API Architecture: Decision Factors and Comparison Guide
Comparison Table
| Factor | REST | GraphQL | gRPC | WebSocket |
|---|---|---|---|---|
| Data format | JSON (text) | JSON (text) | Protobuf (binary) | JSON/binary |
| Transport | HTTP/1.1, HTTP/2 | HTTP | HTTP/2 | TCP (after HTTP upgrade) |
| Communication | Request-response | Request-response | Unary + streaming | Full-duplex |
| Real-time | No (use webhooks) | Subscriptions | Streaming | Yes (native) |
| Caching | Easy (HTTP caching) | Hard (POST requests) | Hard (binary) | Not applicable |
| Type safety | Weak (JSON) | Strong (schema) | Strong (protobuf) | Weak (JSON) |
| Browser support | Full | Full | Limited (grpc-web) | Full |
| Learning curve | Low | Medium | High | Medium |
| Tooling | Excellent | Good | Good | Limited |
| Best for | Public APIs, CRUD | Flexible queries | Microservices, perf | Real-time, events |
Decision Factors (Detailed)
1. Data Complexity
- Simple CRUD: REST is best. Well-understood, easy to implement and document.

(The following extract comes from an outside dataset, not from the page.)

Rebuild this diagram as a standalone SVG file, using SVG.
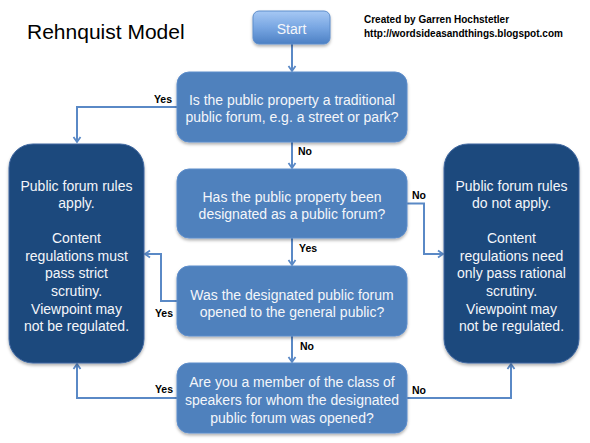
<svg xmlns="http://www.w3.org/2000/svg" width="590" height="443" viewBox="0 0 590 443">
<defs>
<linearGradient id="gStart" x1="0" y1="0" x2="0" y2="1">
<stop offset="0" stop-color="#a6c8f4"/>
<stop offset="0.5" stop-color="#78a6e2"/>
<stop offset="1" stop-color="#4c80c4"/>
</linearGradient>
<filter id="sh" x="-10%" y="-10%" width="120%" height="130%">
<feDropShadow dx="0" dy="2" stdDeviation="1.5" flood-color="#000" flood-opacity="0.3"/>
</filter>
<marker id="arr" markerUnits="userSpaceOnUse" markerWidth="10" markerHeight="10" viewBox="0 0 10 10" refX="8" refY="5" orient="auto">
<polyline points="3,1.5 8,5 3,8.5" fill="none" stroke="#5a89c6" stroke-width="1.8"/>
</marker>
</defs>
<style>
.q{fill:#4f81bd;stroke:#5d8dcb;stroke-width:1;filter:url(#sh)}
.d{fill:#1f487d;stroke:#3d67a0;stroke-width:1;filter:url(#sh)}
.t{font-family:"Liberation Sans",Arial,sans-serif;font-size:14px;fill:#f4f6fa;text-anchor:middle}
.lb{font-family:"Liberation Sans",Arial,sans-serif;font-size:10.5px;font-weight:bold;fill:#000}
.c{fill:none;stroke:#5a89c6;stroke-width:2;marker-end:url(#arr)}
</style>
<rect width="590" height="443" fill="#fff"/>
<text x="27" y="39" font-family="'Liberation Sans',Arial,sans-serif" font-size="21" fill="#000">Rehnquist Model</text>
<text x="364" y="23" font-family="'Liberation Sans',Arial,sans-serif" font-size="10" font-weight="bold" fill="#000">Created by Garren Hochstetler</text>
<text x="364" y="37" font-family="'Liberation Sans',Arial,sans-serif" font-size="10" font-weight="bold" fill="#000">http://wordsideasandthings.blogspot.com</text>

<g id="connectors">
<path class="c" d="M292 44 V71"/>
<path class="c" d="M177 107 H77 V142"/>
<path class="c" d="M292 142 V168"/>
<path class="c" d="M407 203.5 H424 V254 H443"/>
<path class="c" d="M292 238 V265"/>
<path class="c" d="M177 301 H161 V254 H145"/>
<path class="c" d="M292 336 V362"/>
<path class="c" d="M177 398 H77 V364"/>
<path class="c" d="M407 398 H511 V364"/>
<text class="lb" x="172" y="103" text-anchor="end">Yes</text>
<text class="lb" x="298" y="155">No</text>
<text class="lb" x="412" y="199">No</text>
<text class="lb" x="299" y="252">Yes</text>
<text class="lb" x="173" y="317" text-anchor="end">Yes</text>
<text class="lb" x="300" y="350">No</text>
<text class="lb" x="173" y="393" text-anchor="end">Yes</text>
<text class="lb" x="412" y="394">No</text>
</g>

<g id="start">
<rect x="253" y="11" width="77" height="33" rx="6" fill="url(#gStart)" stroke="#5d8dcb" stroke-width="1" filter="url(#sh)"/>
<text class="t" x="291.5" y="34">Start</text>
</g>

<g id="q1">
<rect class="q" x="177" y="72" width="230" height="70" rx="12"/>
<text class="t" x="292" y="105">Is the public property a traditional</text>
<text class="t" x="292" y="122">public forum, e.g. a street or park?</text>
</g>

<g id="q2">
<rect class="q" x="177" y="169" width="230" height="69" rx="12"/>
<text class="t" x="292" y="202">Has the public property been</text>
<text class="t" x="292" y="219">designated as a public forum?</text>
</g>

<g id="q3">
<rect class="q" x="177" y="266" width="230" height="70" rx="12"/>
<text class="t" x="292" y="300">Was the designated public forum</text>
<text class="t" x="292" y="317">opened to the general public?</text>
</g>

<g id="q4">
<rect class="q" x="177" y="363" width="230" height="70" rx="12"/>
<text class="t" x="292" y="387">Are you a member of the class of</text>
<text class="t" x="292" y="405">speakers for whom the designated</text>
<text class="t" x="292" y="423">public forum was opened?</text>
</g>

<g id="apply">
<rect class="d" x="9" y="144" width="135" height="219" rx="24"/>
<text class="t" x="76.5" y="190.5">Public forum rules</text>
<text class="t" x="76.5" y="208">apply.</text>
<text class="t" x="76.5" y="243">Content</text>
<text class="t" x="76.5" y="260.7">regulations must</text>
<text class="t" x="76.5" y="278.3">pass strict</text>
<text class="t" x="76.5" y="296">scrutiny.</text>
<text class="t" x="76.5" y="313.6">Viewpoint may</text>
<text class="t" x="76.5" y="331.2">not be regulated.</text>
</g>

<g id="notapply">
<rect class="d" x="444" y="144" width="135" height="219" rx="24"/>
<text class="t" x="511.5" y="190.5">Public forum rules</text>
<text class="t" x="511.5" y="208">do not apply.</text>
<text class="t" x="511.5" y="243">Content</text>
<text class="t" x="511.5" y="260.7">regulations need</text>
<text class="t" x="511.5" y="278.3">only pass rational</text>
<text class="t" x="511.5" y="296">scrutiny.</text>
<text class="t" x="511.5" y="313.6">Viewpoint may</text>
<text class="t" x="511.5" y="331.2">not be regulated.</text>
</g>
</svg>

- Complex queries with relationships: GraphQL. Client chooses exact data to fetch. No over-fetching or under-fetching.
- Structured data between services: gRPC. Strong types, efficient serialization.
- Event streams: WebSocket. Continuous data flow without polling.
2. Latency Requirements
- Moderate latency OK (100-500ms): REST works fine for most use cases.
- Low latency needed (<50ms): gRPC with binary protobuf and HTTP/2 multiplexing.
- Real-time (<10ms): WebSocket with persistent connection. No handshake per message.
3. Real-time Requirements
- No real-time needed: REST or gRPC unary calls.
- Occasional updates: REST + webhooks or GraphQL subscriptions.
- Continuous real-time: WebSocket or gRPC bidirectional streaming.
4. Client Flexibility
- Fixed clients (mobile apps, microservices): REST or gRPC. Predictable contracts.
- Diverse clients (web, mobile, third-party): GraphQL. Each client fetches exactly what it needs from one endpoint.
- Browser-only: REST or WebSocket. Full native browser support.
5. Infrastructure Complexity
- Simplest: REST. Works with any HTTP infrastructure, CDN, proxy, load balancer.
- Moderate: GraphQL. Needs specialized server, schema management, query complexity limits.
- Complex: gRPC. Needs HTTP/2 support, protoc toolchain, code generation pipeline.
- Complex: WebSocket. Needs sticky sessions, pub/sub backend for horizontal scaling.
6. Team Expertise
- Most teams know: REST. Universal knowledge across all platforms.
- Frontend-heavy teams: GraphQL. Frontend controls data fetching and iteration speed.
- Backend/systems teams: gRPC. Strong for typed inter-service communication.
- Real-time specialists: WebSocket. Requires understanding of connection management.
When to Combine
Real-world systems often use multiple protocols together:
- REST for public API + gRPC for internal microservices
- REST for CRUD operations + WebSocket for real-time notifications
- GraphQL for frontend gateway + gRPC for backend services
- REST/GraphQL for queries + WebSocket for live updates
The API gateway pattern makes this practical: one gateway translates between client-facing protocol and internal protocols.
Recommendation Matrix
| Scenario | Recommended | Why |
|---|---|---|
| Public CRUD API | REST | Simple, well-documented, cacheable |
| Mobile app with varied screens | GraphQL | Each screen fetches exactly needed data |
| Microservice communication | gRPC | Fast, typed, streaming support |
| Chat application | WebSocket | Real-time, bidirectional messaging |
| Dashboard with live data | WebSocket + REST | REST for initial load, WS for updates |
| API gateway | REST or GraphQL | Client-facing, flexible for consumers |
| File upload/download | REST or gRPC streaming | Proven patterns for large data transfer |
| IoT sensor data | gRPC streaming | Efficient binary, bidirectional streams |
| Third-party integrations | REST | Universal support, easy to document |
| Internal event bus | gRPC streaming or WS | Low latency, typed messages |
Quick Decision Flowchart
- Is it public-facing? Yes -> REST or GraphQL. No -> consider gRPC.
- Need real-time? Yes -> WebSocket or gRPC streaming. No -> REST or GraphQL.
- Multiple client types with different data needs? Yes -> GraphQL. No -> REST.
- Service-to-service, performance critical? Yes -> gRPC. No -> REST.
- Simple CRUD with few endpoints? Yes -> REST. Complex data graph? -> GraphQL.